start
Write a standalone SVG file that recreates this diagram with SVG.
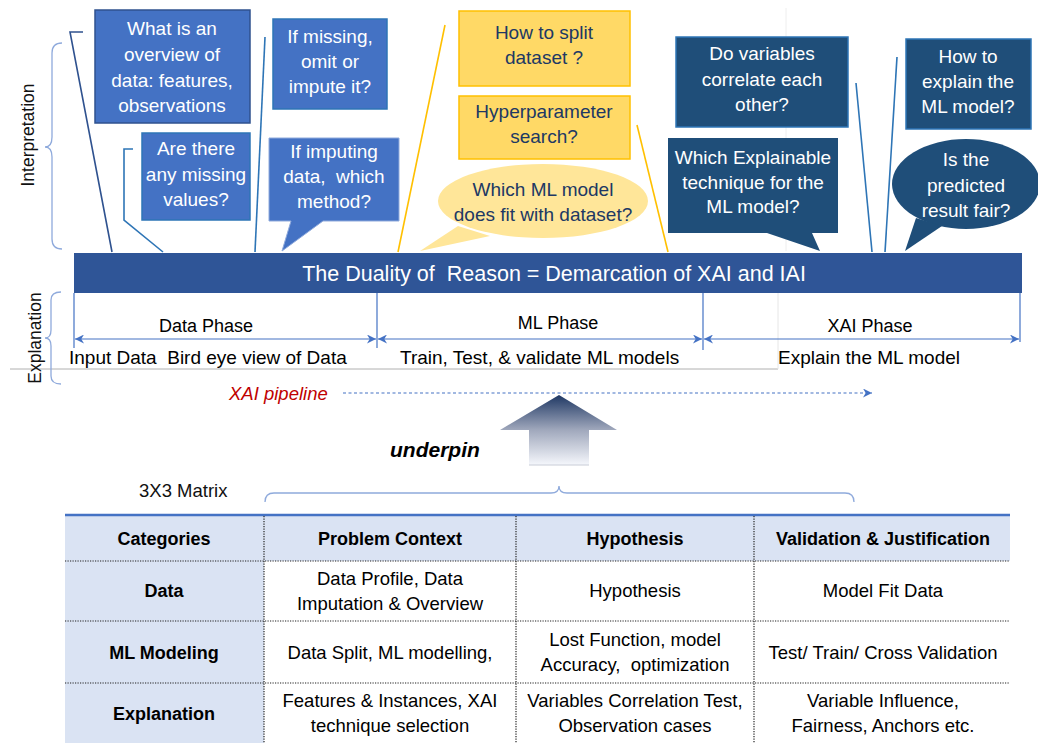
end
start
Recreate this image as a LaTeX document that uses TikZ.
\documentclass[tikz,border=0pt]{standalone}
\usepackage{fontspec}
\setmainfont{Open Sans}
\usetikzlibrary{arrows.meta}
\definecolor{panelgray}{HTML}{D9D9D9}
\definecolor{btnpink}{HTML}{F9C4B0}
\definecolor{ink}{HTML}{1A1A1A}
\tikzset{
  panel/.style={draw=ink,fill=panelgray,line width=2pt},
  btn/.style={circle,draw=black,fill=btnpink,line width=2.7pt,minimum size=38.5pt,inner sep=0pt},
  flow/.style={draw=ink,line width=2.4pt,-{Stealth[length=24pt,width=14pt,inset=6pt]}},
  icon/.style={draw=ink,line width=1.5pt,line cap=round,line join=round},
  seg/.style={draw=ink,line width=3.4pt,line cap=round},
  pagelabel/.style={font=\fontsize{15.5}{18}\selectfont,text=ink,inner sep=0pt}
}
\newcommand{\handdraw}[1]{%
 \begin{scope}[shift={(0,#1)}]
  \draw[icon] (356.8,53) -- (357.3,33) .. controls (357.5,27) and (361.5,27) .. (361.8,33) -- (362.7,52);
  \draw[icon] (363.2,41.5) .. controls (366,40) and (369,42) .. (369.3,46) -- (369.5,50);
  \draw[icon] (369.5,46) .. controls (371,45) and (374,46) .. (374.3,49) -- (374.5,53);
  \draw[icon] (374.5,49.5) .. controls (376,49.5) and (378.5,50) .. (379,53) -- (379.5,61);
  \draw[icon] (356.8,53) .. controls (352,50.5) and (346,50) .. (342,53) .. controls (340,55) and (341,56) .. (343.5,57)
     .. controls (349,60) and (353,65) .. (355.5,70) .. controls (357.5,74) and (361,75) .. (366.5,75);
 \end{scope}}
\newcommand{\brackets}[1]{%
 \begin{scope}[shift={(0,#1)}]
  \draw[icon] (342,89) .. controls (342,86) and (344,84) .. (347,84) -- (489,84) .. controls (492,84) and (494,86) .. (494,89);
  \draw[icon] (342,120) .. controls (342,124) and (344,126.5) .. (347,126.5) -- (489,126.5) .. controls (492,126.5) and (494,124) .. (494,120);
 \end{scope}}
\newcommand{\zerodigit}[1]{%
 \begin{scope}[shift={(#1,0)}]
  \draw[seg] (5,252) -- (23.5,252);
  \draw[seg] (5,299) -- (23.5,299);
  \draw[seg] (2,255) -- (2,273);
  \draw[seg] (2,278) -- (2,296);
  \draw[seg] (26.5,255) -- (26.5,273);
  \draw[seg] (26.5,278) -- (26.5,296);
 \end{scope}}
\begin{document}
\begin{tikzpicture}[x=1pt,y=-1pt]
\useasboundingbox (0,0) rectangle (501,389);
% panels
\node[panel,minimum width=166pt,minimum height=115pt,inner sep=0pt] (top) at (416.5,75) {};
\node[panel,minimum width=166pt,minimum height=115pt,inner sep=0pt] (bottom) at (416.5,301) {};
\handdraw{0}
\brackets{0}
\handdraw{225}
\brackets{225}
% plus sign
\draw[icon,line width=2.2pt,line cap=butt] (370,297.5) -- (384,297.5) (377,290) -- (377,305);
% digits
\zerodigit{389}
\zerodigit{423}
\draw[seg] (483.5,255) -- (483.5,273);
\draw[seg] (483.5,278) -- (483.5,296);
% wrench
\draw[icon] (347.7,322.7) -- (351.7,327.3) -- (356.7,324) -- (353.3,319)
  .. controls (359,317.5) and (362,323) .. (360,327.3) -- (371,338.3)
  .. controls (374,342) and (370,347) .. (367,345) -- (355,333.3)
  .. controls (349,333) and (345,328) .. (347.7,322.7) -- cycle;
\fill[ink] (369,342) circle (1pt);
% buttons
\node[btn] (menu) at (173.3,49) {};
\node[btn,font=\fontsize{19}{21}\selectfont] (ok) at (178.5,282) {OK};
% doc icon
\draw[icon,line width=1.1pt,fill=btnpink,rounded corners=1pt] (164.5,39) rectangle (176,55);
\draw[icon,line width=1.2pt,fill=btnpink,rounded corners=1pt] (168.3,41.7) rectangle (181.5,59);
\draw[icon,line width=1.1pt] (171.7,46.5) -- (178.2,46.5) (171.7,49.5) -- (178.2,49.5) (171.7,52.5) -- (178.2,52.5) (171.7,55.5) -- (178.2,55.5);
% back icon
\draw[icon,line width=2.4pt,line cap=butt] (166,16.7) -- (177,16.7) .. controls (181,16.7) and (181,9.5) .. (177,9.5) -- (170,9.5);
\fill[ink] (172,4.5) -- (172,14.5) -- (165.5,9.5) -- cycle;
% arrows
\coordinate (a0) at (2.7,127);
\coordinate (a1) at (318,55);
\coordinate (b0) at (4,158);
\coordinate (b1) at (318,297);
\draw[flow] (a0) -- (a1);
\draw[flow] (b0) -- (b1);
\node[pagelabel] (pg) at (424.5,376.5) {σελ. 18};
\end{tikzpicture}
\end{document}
end
start
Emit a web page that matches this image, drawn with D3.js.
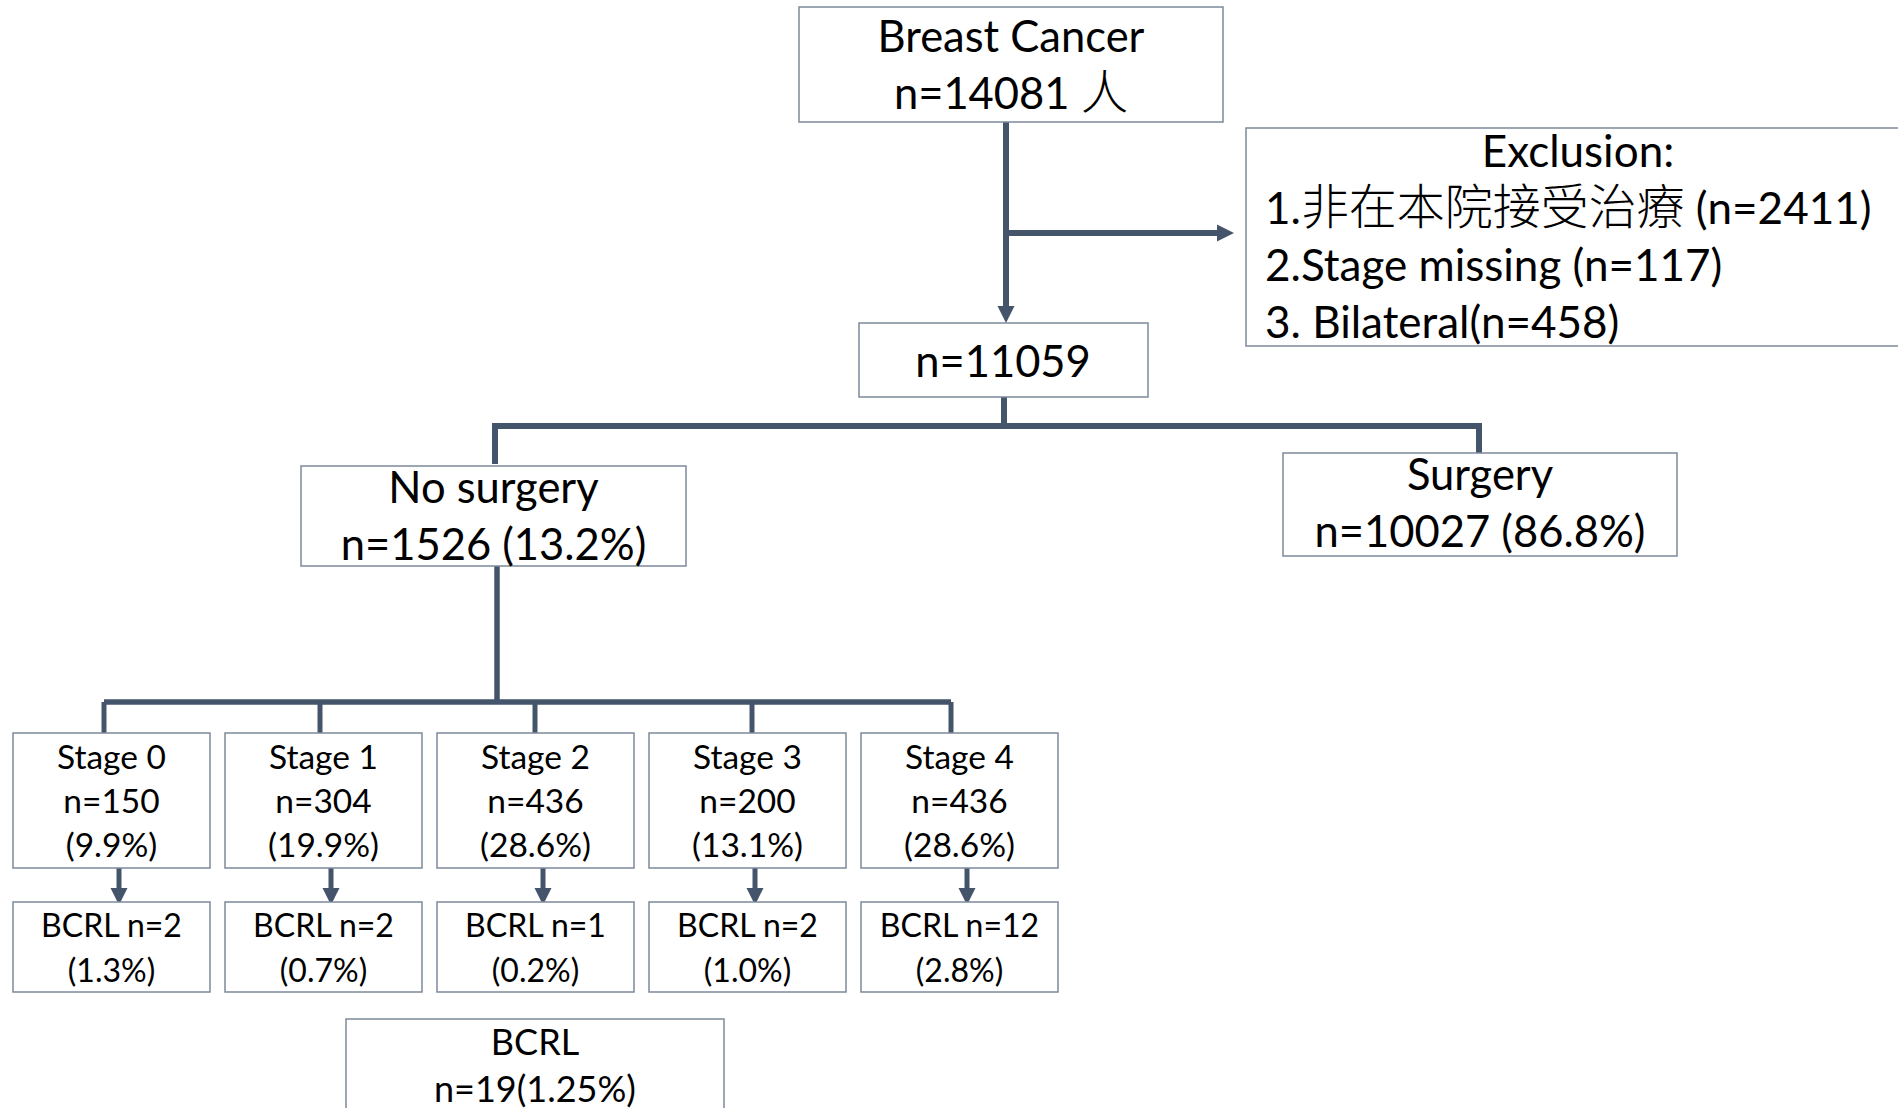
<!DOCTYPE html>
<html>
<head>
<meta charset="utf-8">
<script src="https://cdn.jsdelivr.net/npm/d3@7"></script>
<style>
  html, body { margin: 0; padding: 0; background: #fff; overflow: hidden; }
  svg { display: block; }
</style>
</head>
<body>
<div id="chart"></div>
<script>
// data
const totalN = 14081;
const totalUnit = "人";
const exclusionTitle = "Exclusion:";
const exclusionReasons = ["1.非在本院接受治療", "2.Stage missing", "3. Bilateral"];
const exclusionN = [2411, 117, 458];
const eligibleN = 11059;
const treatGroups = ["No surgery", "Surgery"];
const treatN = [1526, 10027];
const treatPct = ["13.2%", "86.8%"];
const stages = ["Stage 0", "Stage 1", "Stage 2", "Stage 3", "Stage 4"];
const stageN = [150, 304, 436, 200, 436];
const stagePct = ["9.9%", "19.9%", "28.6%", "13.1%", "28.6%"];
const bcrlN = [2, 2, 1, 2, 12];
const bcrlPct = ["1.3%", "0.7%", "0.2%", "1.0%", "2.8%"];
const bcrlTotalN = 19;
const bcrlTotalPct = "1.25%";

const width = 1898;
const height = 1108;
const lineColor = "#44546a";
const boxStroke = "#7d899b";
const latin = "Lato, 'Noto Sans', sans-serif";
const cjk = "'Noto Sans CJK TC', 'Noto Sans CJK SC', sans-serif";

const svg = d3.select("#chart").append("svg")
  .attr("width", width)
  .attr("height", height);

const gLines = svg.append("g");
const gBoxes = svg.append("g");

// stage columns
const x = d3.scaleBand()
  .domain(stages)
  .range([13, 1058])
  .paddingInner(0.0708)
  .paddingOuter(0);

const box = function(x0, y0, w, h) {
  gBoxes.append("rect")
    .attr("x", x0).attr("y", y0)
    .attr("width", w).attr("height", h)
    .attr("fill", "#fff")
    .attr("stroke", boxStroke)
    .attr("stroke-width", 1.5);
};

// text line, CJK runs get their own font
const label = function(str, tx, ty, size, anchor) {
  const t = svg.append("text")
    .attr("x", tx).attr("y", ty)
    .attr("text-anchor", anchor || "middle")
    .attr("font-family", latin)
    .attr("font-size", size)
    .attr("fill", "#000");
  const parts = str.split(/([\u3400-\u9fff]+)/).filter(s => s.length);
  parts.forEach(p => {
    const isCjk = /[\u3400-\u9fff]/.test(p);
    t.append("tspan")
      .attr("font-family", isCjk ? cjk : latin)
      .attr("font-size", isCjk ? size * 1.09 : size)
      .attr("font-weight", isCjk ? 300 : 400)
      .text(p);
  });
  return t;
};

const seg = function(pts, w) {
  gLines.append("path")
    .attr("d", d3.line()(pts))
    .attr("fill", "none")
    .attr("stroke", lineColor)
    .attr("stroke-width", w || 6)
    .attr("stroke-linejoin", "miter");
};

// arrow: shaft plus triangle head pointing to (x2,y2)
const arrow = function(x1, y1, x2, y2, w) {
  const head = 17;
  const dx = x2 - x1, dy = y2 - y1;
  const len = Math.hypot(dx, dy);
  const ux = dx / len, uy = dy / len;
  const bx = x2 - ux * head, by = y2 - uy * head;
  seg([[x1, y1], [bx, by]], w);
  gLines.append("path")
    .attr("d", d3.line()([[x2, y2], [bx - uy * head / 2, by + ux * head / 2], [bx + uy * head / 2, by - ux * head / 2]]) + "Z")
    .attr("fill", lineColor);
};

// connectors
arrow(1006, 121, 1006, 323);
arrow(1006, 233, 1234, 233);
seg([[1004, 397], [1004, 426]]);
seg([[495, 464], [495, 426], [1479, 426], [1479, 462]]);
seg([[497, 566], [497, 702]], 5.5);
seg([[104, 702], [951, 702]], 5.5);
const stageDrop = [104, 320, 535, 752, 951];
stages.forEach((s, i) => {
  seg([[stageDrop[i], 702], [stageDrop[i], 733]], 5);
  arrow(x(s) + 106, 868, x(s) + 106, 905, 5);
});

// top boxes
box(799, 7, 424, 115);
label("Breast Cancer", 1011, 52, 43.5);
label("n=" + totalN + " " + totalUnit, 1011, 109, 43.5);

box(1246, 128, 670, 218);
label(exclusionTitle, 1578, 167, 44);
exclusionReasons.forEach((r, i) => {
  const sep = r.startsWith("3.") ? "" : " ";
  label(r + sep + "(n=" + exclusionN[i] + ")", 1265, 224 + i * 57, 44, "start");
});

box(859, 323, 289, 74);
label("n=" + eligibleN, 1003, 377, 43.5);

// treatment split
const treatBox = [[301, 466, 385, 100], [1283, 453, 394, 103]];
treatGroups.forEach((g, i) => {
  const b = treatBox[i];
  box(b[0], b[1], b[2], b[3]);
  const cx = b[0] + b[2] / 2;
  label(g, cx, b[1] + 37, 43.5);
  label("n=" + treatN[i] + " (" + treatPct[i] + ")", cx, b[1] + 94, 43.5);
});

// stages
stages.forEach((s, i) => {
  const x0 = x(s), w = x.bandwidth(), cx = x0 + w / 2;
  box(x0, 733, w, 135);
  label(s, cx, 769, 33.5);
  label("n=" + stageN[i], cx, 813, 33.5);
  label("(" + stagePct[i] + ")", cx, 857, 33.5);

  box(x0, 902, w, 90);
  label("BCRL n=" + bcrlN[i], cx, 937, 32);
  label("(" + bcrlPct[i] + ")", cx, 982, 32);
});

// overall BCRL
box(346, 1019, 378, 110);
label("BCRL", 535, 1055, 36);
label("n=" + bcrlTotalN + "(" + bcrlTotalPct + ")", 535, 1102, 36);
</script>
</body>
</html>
end
#### [Exercise]
Search the entries for the string "image" and collect each line that has it.

#### [Problem solution]
Recreate this image as a LaTeX document that uses TikZ.
Emit a web page that matches this image, drawn with D3.js.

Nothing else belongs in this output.